We all know that King Solomon was the wisest man in the world, and probably the richest; but was his thinking dominated by the Old Covenant, or the New? There were many good, faithful Israelites who did many good works, under the Old. In ancient times, it was better than paganism (Old Covenant "Christian" living is better today than being in "Babylon"; we can be proud that we've "come out").
Solomon's Ecclesiastes is certainly not gospel-oriented, although by much searching we can find a little good news hope therein; but Solomon's enormous ego dominates. God gave him the wisdom that he requested when a youth, but he later came to see it as his acquirement. His message in Ecclesiastes is basically egocentric: do what's right and you'll reap a great reward. "Wisdom"!
(The "good news" is that after his descending to the level of paganism and even offering a child as a burnt offering, and tragically mis-feeding his people with theological poison that eventually ruined the kingdom, God forgave the foolish old king and restored him personally, drooping with contrition, to salvation-favor--giving hope to any sinner today who has gone the length in rebellion against the Lord.)

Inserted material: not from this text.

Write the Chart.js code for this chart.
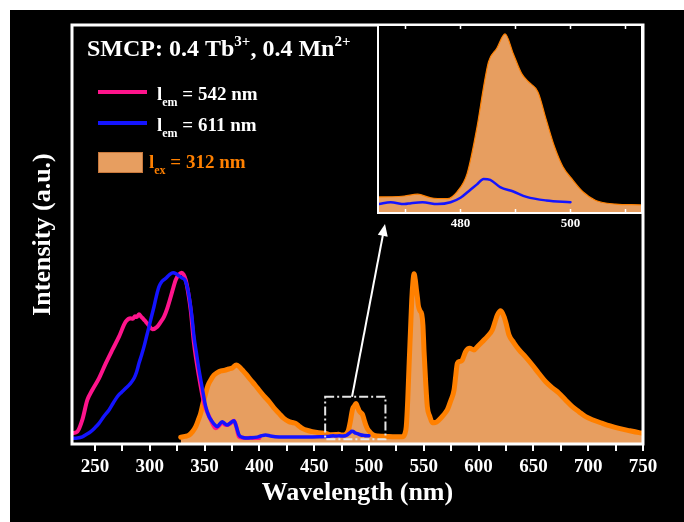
<!DOCTYPE html>
<html>
<head>
<meta charset="utf-8">
<script src="https://cdn.jsdelivr.net/npm/chart.js@4"></script>
<style>
html, body { margin: 0; padding: 0; background: #fff; }
#wrap { position: relative; width: 684px; height: 522px; overflow: hidden; }
#bg { position: absolute; left: 10px; top: 10px; right: 0; bottom: 0; background: #000; }
#main { position: absolute; left: 0; top: 0; }
#inset { position: absolute; left: 360px; top: 10px; }
</style>
</head>
<body>
<div id="wrap">
  <div id="bg"></div>
  <canvas id="main" width="684" height="522"></canvas>
  <canvas id="inset" width="300" height="232"></canvas>
</div>
<script>
// excitation spectrum monitored at 542 nm
var excWavelength542 = [
  229.3, 233.9, 238.4, 243, 247.5, 253.6, 259.8, 265.8, 271.9, 278,
  282.6, 284.5, 286.5, 288, 290.1, 292, 294, 296.3, 299, 302.3,
  306.8, 310, 313, 316, 319.1, 321.5, 323.6, 326.5, 329.1, 330.8,
  332.8, 335, 337.3, 340.3, 344.9, 349.5, 355.6, 360.1, 363, 366.1,
  368.5, 370.7, 373, 376.8, 378.5, 381.4, 384, 387.5, 392, 396, 400
];
var exc542 = [
  .062, .072, .140, .256, .314, .382, .469, .547, .624, .711,
  .731, .728, .742, .738, .755, .740, .728, .711, .690, .667,
  .682, .710, .740, .790, .856, .910, .953, .985, .996, .985,
  .953, .880, .779, .585, .391, .237, .140, .091, .105, .124,
  .112, .110, .118, .135, .110, .042, .037, .035, .036, .035, .035
];

// excitation spectrum monitored at 611 nm
var excWavelength611 = [
  229.3, 234, 238.4, 242, 246.1, 250, 253.6, 258, 262.8, 266.5,
  270.3, 274, 278, 282, 285.6, 288, 290.1, 292.5, 294.7, 297,
  299.3, 301.5, 303.8, 306, 308.4, 311, 314.5, 318, 321.2, 324,
  326.6, 329.5, 332.1, 334.5, 336.4, 338.5, 340.3, 342.5, 344.9, 348,
  351, 354, 357, 359.5, 361.6, 364, 366.1, 368.5, 370.7, 373,
  376.8, 378.5, 381.4, 384, 387.5, 392, 398, 402, 405.7, 410,
  417.9, 425, 435, 445, 455, 462, 465.2, 467.3, 469.8, 471,
  473.1, 475.8, 478.2, 480, 481.8, 483, 484.2, 485.4, 487.2, 489.6,
  492, 495.6, 500
];
var exc611 = [
  .033, .035, .042, .055, .072, .095, .120, .160, .198, .237,
  .275, .300, .324, .350, .382, .420, .469, .518, .566, .625,
  .682, .740, .798, .860, .915, .945, .963, .985, .996, .990,
  .977, .965, .953, .905, .837, .735, .624, .530, .430, .320,
  .217, .160, .130, .110, .101, .118, .130, .118, .110, .120,
  .135, .110, .052, .040, .035, .036, .040, .048, .052, .047,
  .041, .040, .040, .041, .042, .043, .046, .048, .046, .047,
  .048, .046, .048, .053, .062, .068, .074, .073, .065, .060,
  .054, .050, .048
];

// emission spectrum, excited at 312 nm
var emWavelength = [
  328.2, 332, 335.8, 339, 341.9, 344, 346.4, 348.5, 351, 353,
  355.6, 358.5, 361.6, 365, 369.3, 372, 375.3, 378.9, 381.5, 384.4,
  388, 392.1, 396, 399.6, 404, 408.8, 413, 417.9, 422, 427,
  430, 433.1, 436, 439.1, 443, 448.3, 454, 460.5,
  465.2, 469.8, 472.2, 474.6, 477.6, 479.4, 481.2, 483, 484.2, 485.1,
  486.6, 488.1, 489.6, 491.1, 492.3, 494.1, 495.6, 497.1, 498.6, 500.4,
  502.2, 504.6, 508.2, 512.7,
  518, 525, 530.4, 532.5, 534, 535.3, 536.5, 537.8, 539, 540.2,
  541.1, 542.2, 543.2, 544.2, 545, 546.5, 548.1, 549.2, 550.2, 551.7,
  553.2, 555.5, 557.8, 560.5, 563.9, 567.5, 571.4, 574.5, 577.6, 579.2,
  580.6, 583, 585.1, 588.2, 591.9, 595.8, 599.5, 603.4, 608, 612.5,
  615, 617.1, 620.2, 623.2, 625.5, 627.7, 632, 636.9, 643, 649,
  655, 661.2, 667, 673.4, 679.5, 685.5, 691.5, 697.7, 705, 712.9,
  720, 728.1, 737, 746.4, 750
];
var em312 = [
  .039, .044, .052, .072, .101, .135, .178, .235, .295, .340,
  .372, .400, .415, .425, .430, .436, .442, .459, .450, .430,
  .405, .372, .343, .314, .280, .246, .212, .178, .150, .130,
  .125, .120, .105, .091, .080, .072, .066, .062,
  .054, .055, .057, .053, .052, .060, .080, .132, .177, .205,
  .220, .236, .214, .192, .183, .171, .140, .110, .088, .073,
  .060, .050, .046, .045,
  .043, .042, .042, .055, .101, .250, .449, .650, .837, .950,
  .990, .955, .900, .850, .805, .775, .755, .690, .540, .360,
  .217, .160, .124, .125, .140, .165, .198, .250, .314, .400,
  .469, .480, .488, .537, .556, .547, .570, .595, .625, .663,
  .710, .750, .775, .740, .690, .634, .590, .547, .505, .459,
  .410, .362, .328, .295, .255, .217, .188, .159, .138, .120,
  .105, .091, .078, .066, .063
];

var xTicks = [250, 275, 300, 325, 350, 375, 400, 425, 450, 475, 500, 525,
  550, 575, 600, 625, 650, 675, 700, 725, 750];
var insetTicks = [470, 480, 490, 500, 510];

// area of the main plot shown magnified in the inset
var zoomFrom = 460, zoomTo = 515, zoomLow = 0.027, zoomHigh = 0.275;

var PINK = 'rgb(255,20,140)';
var BLUE = 'rgb(20,20,255)';
var ORANGE = 'rgb(255,128,0)';
var SAND = 'rgb(231,158,96)';
var SERIF = '"Liberation Serif", "Times New Roman", serif';

Chart.defaults.font.family = SERIF;
Chart.defaults.font.weight = 'bold';

function pairs(xs, ys) {
  return xs.map(function (x, i) { return {x: x, y: ys[i]}; });
}

function drawRich(ctx, x, y, parts, size, color) {
  ctx.fillStyle = color;
  ctx.textBaseline = 'alphabetic';
  ctx.textAlign = 'left';
  parts.forEach(function (p) {
    var s = (p.sub || p.sup) ? Math.round(size * 0.64) : size;
    var dy = p.sub ? size * 0.3 : (p.sup ? -size * 0.42 : 0);
    ctx.font = 'bold ' + s + 'px ' + SERIF;
    ctx.fillText(p.t, x, y + dy);
    x += ctx.measureText(p.t).width;
  });
}

var framePlugin = {
  id: 'frame',
  afterDatasetsDraw: function (chart, args, opts) {
    var a = chart.chartArea, ctx = chart.ctx;
    ctx.save();
    ctx.strokeStyle = '#fff';
    ctx.lineWidth = opts.width || 3;
    ctx.strokeRect(a.left, a.top, a.right - a.left, a.bottom - a.top);
    ctx.restore();
  }
};

var zoomPlugin = {
  id: 'zoomBox',
  afterDatasetsDraw: function (chart) {
    var x = chart.scales.x, y = chart.scales.y, ctx = chart.ctx;
    var l = x.getPixelForValue(zoomFrom), r = x.getPixelForValue(zoomTo);
    var t = y.getPixelForValue(zoomHigh), b = y.getPixelForValue(zoomLow);
    ctx.save();
    ctx.strokeStyle = '#e6e6e6';
    ctx.lineWidth = 2;
    ctx.setLineDash([9, 3, 2, 3]);
    ctx.strokeRect(l, t, r - l, b - t);
    ctx.setLineDash([]);
    // arrow towards the inset
    var sx = x.getPixelForValue(484.5), sy = t;
    var ex = 385, ey = 224;
    var ang = Math.atan2(ey - sy, ex - sx);
    var head = 13;
    ctx.strokeStyle = '#fff';
    ctx.lineWidth = 2;
    ctx.beginPath();
    ctx.moveTo(sx, sy);
    ctx.lineTo(ex - head * 0.8 * Math.cos(ang), ey - head * 0.8 * Math.sin(ang));
    ctx.stroke();
    ctx.fillStyle = '#fff';
    ctx.beginPath();
    ctx.moveTo(ex, ey);
    ctx.lineTo(ex - head * Math.cos(ang - 0.4), ey - head * Math.sin(ang - 0.4));
    ctx.lineTo(ex - head * Math.cos(ang + 0.4), ey - head * Math.sin(ang + 0.4));
    ctx.closePath();
    ctx.fill();
    ctx.restore();
  }
};

var legendPlugin = {
  id: 'richLegend',
  afterDraw: function (chart) {
    var ctx = chart.ctx;
    ctx.save();
    drawRich(ctx, 87, 56, [
      {t: 'SMCP: 0.4 Tb'}, {t: '3+', sup: true}, {t: ', 0.4 Mn'}, {t: '2+', sup: true}
    ], 24, '#fff');

    ctx.lineWidth = 4;
    ctx.strokeStyle = PINK;
    ctx.beginPath(); ctx.moveTo(98, 92); ctx.lineTo(147, 92); ctx.stroke();
    drawRich(ctx, 157, 100, [{t: 'l'}, {t: 'em', sub: true}, {t: ' = 542 nm'}], 19, '#fff');

    ctx.strokeStyle = BLUE;
    ctx.beginPath(); ctx.moveTo(98, 123); ctx.lineTo(147, 123); ctx.stroke();
    drawRich(ctx, 157, 131, [{t: 'l'}, {t: 'em', sub: true}, {t: ' = 611 nm'}], 19, '#fff');

    ctx.fillStyle = SAND;
    ctx.fillRect(98, 152, 45, 21);
    ctx.lineWidth = 1;
    ctx.strokeStyle = 'rgb(200,120,60)';
    ctx.strokeRect(98.5, 152.5, 44, 20);
    drawRich(ctx, 149, 168, [{t: 'l'}, {t: 'ex', sub: true}, {t: ' = 312 nm'}], 19, ORANGE);
    ctx.restore();
  }
};

var lineStyle = {pointRadius: 0, cubicInterpolationMode: 'monotone',
  borderJoinStyle: 'round', borderCapStyle: 'round'};

var mainChart = new Chart(document.getElementById('main').getContext('2d'), {
  type: 'line',
  data: {
    datasets: [
      Object.assign({label: 'exc542', data: pairs(excWavelength542, exc542), borderColor: PINK,
        borderWidth: 4, fill: false, order: 2}, lineStyle),
      Object.assign({label: 'exc611', data: pairs(excWavelength611, exc611), borderColor: BLUE,
        borderWidth: 3.5, fill: false, order: 1}, lineStyle),
      Object.assign({label: 'em312', data: pairs(emWavelength, em312), borderColor: ORANGE,
        backgroundColor: SAND, borderWidth: 5, fill: 'start', order: 3}, lineStyle)
    ]
  },
  options: {
    responsive: false,
    animation: false,
    layout: {padding: {left: 0, top: 25, right: 41, bottom: 0}},
    plugins: {legend: {display: false}, tooltip: {enabled: false}, frame: {width: 3}},
    scales: {
      x: {
        type: 'linear', min: 229, max: 750,
        afterBuildTicks: function (s) { s.ticks = xTicks.map(function (v) { return {value: v}; }); },
        afterFit: function (s) { s.height = 78; },
        border: {display: false},
        grid: {drawOnChartArea: false, drawTicks: true, tickLength: 7, color: '#fff', lineWidth: 2},
        ticks: {
          color: '#fff', padding: 5, maxRotation: 0, autoSkip: false,
          font: {size: 19, weight: 'bold'},
          callback: function (v) { return v % 50 === 0 ? v : ''; }
        },
        title: {display: true, text: 'Wavelength (nm)', color: '#fff',
          font: {size: 26, weight: 'bold'}, padding: {top: 0, bottom: 13}}
      },
      y: {
        type: 'linear', min: 0, max: 2.436,
        afterFit: function (s) { s.width = 72; },
        border: {display: false},
        grid: {display: false},
        ticks: {display: false},
        title: {display: true, text: 'Intensity (a.u.)', color: '#fff',
          font: {size: 26, weight: 'bold'}, padding: {top: 28, bottom: 0}}
      }
    }
  },
  plugins: [framePlugin, zoomPlugin, legendPlugin]
});

var insetPlugin = {
  id: 'insetDeco',
  beforeDatasetsDraw: function (chart) {
    var a = chart.chartArea, ctx = chart.ctx;
    ctx.save();
    ctx.fillStyle = '#000';
    ctx.fillRect(a.left, a.top, a.right - a.left, a.bottom - a.top);
    ctx.restore();
  },
  afterDatasetsDraw: function (chart) {
    var a = chart.chartArea, ctx = chart.ctx, x = chart.scales.x;
    ctx.save();
    ctx.strokeStyle = '#fff';
    ctx.lineWidth = 2;
    ctx.strokeRect(a.left, a.top, a.right - a.left, a.bottom - a.top);
    ctx.lineWidth = 1.5;
    insetTicks.forEach(function (v) {
      var px = x.getPixelForValue(v);
      ctx.beginPath();
      ctx.moveTo(px, a.bottom); ctx.lineTo(px, a.bottom - 4);
      ctx.moveTo(px, a.top); ctx.lineTo(px, a.top + 4);
      ctx.stroke();
    });
    ctx.restore();
  }
};

var insetChart = new Chart(document.getElementById('inset').getContext('2d'), {
  type: 'line',
  data: {
    datasets: [
      Object.assign({label: 'exc611', data: pairs(excWavelength611, exc611), borderColor: BLUE,
        borderWidth: 2.5, fill: false, order: 1}, lineStyle),
      Object.assign({label: 'em312', data: pairs(emWavelength, em312), borderColor: ORANGE,
        backgroundColor: SAND, borderWidth: 1.2, fill: 'start', order: 2}, lineStyle)
    ]
  },
  options: {
    responsive: false,
    animation: false,
    layout: {padding: {left: 18, right: 18, top: 15, bottom: 0}},
    plugins: {legend: {display: false}, tooltip: {enabled: false}},
    scales: {
      x: {
        type: 'linear', min: 465, max: 513,
        afterBuildTicks: function (s) { s.ticks = insetTicks.map(function (v) { return {value: v}; }); },
        afterFit: function (s) { s.height = 29; },
        border: {display: false},
        grid: {display: false, drawTicks: false},
        ticks: {
          color: '#fff', padding: 3, maxRotation: 0, autoSkip: false,
          font: {size: 13, weight: 'bold'},
          callback: function (v) { return v % 20 === 0 ? v : ''; }
        }
      },
      y: {display: false, min: 0.036, max: 0.246}
    }
  },
  plugins: [insetPlugin]
});
</script>
</body>
</html>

But was it really Solomon's fault totally that he fell? Reality is that he inherited Old Covenant thinking all the way from Mt. Sinai. Jeremiah later saw it clearly--the New Covenant in that day remained the one that the Lord "will make [future tense] with the house of Israel; after those days, says the LORD" (31:33, emphasis supplied). Revival after revival under "good kings" was only temporary in nature (the Northern Kingdom never had even one!), until the Old Covenant finally drove Israel into captivity in Babylon, and then in the end to crucify their Messiah.
Moral: it's time for us to grow up out of the Old into the New!